Part of a data file:
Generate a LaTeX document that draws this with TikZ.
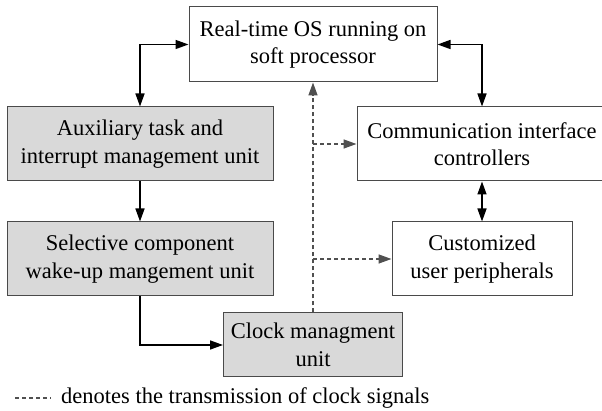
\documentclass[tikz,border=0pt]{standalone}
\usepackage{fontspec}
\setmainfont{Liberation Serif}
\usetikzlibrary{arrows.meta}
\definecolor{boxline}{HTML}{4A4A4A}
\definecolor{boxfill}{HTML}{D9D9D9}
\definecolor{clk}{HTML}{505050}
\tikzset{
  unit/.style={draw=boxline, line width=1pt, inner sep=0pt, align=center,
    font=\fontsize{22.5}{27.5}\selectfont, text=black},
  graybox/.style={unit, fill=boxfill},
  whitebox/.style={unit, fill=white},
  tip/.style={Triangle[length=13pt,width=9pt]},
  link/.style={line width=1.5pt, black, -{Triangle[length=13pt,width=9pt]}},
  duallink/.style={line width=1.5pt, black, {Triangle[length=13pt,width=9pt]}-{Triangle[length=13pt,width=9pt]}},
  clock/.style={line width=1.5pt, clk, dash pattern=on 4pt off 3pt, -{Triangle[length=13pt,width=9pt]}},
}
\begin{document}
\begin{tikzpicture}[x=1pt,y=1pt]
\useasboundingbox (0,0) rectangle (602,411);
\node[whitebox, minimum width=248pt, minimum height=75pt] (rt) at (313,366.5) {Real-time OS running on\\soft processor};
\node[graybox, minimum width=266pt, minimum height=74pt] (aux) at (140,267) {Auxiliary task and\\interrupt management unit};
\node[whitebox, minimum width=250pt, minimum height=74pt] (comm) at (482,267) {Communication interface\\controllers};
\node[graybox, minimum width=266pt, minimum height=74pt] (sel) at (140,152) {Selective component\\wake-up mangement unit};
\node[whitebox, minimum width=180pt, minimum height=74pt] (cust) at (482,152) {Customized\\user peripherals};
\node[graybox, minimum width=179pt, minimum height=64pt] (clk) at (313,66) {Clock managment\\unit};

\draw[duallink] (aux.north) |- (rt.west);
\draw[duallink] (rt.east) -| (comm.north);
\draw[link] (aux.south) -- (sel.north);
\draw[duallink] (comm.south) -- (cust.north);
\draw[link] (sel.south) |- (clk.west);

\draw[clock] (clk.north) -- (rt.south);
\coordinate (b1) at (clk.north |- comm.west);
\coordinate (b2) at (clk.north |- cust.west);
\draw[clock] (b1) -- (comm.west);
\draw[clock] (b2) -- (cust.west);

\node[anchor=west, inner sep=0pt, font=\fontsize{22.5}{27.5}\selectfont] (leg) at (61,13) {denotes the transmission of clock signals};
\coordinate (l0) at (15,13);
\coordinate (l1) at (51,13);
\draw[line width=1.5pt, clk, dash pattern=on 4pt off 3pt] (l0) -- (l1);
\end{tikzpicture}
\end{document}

...

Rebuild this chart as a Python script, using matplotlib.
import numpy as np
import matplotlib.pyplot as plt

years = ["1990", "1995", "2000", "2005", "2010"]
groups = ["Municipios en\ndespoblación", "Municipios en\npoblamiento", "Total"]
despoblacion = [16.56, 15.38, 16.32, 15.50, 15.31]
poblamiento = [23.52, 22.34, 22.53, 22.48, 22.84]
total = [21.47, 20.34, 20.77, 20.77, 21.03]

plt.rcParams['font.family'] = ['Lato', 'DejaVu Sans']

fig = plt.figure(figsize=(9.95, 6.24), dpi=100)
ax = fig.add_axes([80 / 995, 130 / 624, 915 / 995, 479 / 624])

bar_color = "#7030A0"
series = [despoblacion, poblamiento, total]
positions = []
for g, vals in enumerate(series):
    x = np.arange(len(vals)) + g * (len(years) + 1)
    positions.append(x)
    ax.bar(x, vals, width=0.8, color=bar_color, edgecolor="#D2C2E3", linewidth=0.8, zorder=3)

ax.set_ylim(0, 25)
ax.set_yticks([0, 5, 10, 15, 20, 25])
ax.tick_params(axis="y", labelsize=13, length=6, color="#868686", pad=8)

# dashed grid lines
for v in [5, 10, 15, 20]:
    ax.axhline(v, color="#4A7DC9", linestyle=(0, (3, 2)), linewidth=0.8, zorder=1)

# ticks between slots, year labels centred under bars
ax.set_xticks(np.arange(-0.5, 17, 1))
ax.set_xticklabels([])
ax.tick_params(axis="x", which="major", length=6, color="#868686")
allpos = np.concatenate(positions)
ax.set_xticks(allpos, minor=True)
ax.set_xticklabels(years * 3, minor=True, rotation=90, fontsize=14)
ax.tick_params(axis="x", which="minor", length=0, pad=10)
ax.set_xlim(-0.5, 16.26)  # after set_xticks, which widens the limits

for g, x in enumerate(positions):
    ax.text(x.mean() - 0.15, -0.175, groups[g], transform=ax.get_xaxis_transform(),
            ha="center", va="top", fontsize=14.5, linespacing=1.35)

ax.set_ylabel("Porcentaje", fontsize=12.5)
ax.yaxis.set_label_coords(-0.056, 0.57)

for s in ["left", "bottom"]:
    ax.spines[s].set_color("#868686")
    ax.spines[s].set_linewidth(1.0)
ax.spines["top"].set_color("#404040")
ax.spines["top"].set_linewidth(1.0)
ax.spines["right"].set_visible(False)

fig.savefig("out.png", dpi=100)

__Work to be completed__
Print, from the entries above, the line with "Rebuild this chart", the line with "2)), linewidth=0.8, zorder=1)" and all lines between them, exactly and with nothing else.

__Task answer__
Rebuild this chart as a Python script, using matplotlib.
import numpy as np
import matplotlib.pyplot as plt

years = ["1990", "1995", "2000", "2005", "2010"]
groups = ["Municipios en\ndespoblación", "Municipios en\npoblamiento", "Total"]
despoblacion = [16.56, 15.38, 16.32, 15.50, 15.31]
poblamiento = [23.52, 22.34, 22.53, 22.48, 22.84]
total = [21.47, 20.34, 20.77, 20.77, 21.03]

plt.rcParams['font.family'] = ['Lato', 'DejaVu Sans']

fig = plt.figure(figsize=(9.95, 6.24), dpi=100)
ax = fig.add_axes([80 / 995, 130 / 624, 915 / 995, 479 / 624])

bar_color = "#7030A0"
series = [despoblacion, poblamiento, total]
positions = []
for g, vals in enumerate(series):
    x = np.arange(len(vals)) + g * (len(years) + 1)
    positions.append(x)
    ax.bar(x, vals, width=0.8, color=bar_color, edgecolor="#D2C2E3", linewidth=0.8, zorder=3)

ax.set_ylim(0, 25)
ax.set_yticks([0, 5, 10, 15, 20, 25])
ax.tick_params(axis="y", labelsize=13, length=6, color="#868686", pad=8)

# dashed grid lines
for v in [5, 10, 15, 20]:
    ax.axhline(v, color="#4A7DC9", linestyle=(0, (3, 2)), linewidth=0.8, zorder=1)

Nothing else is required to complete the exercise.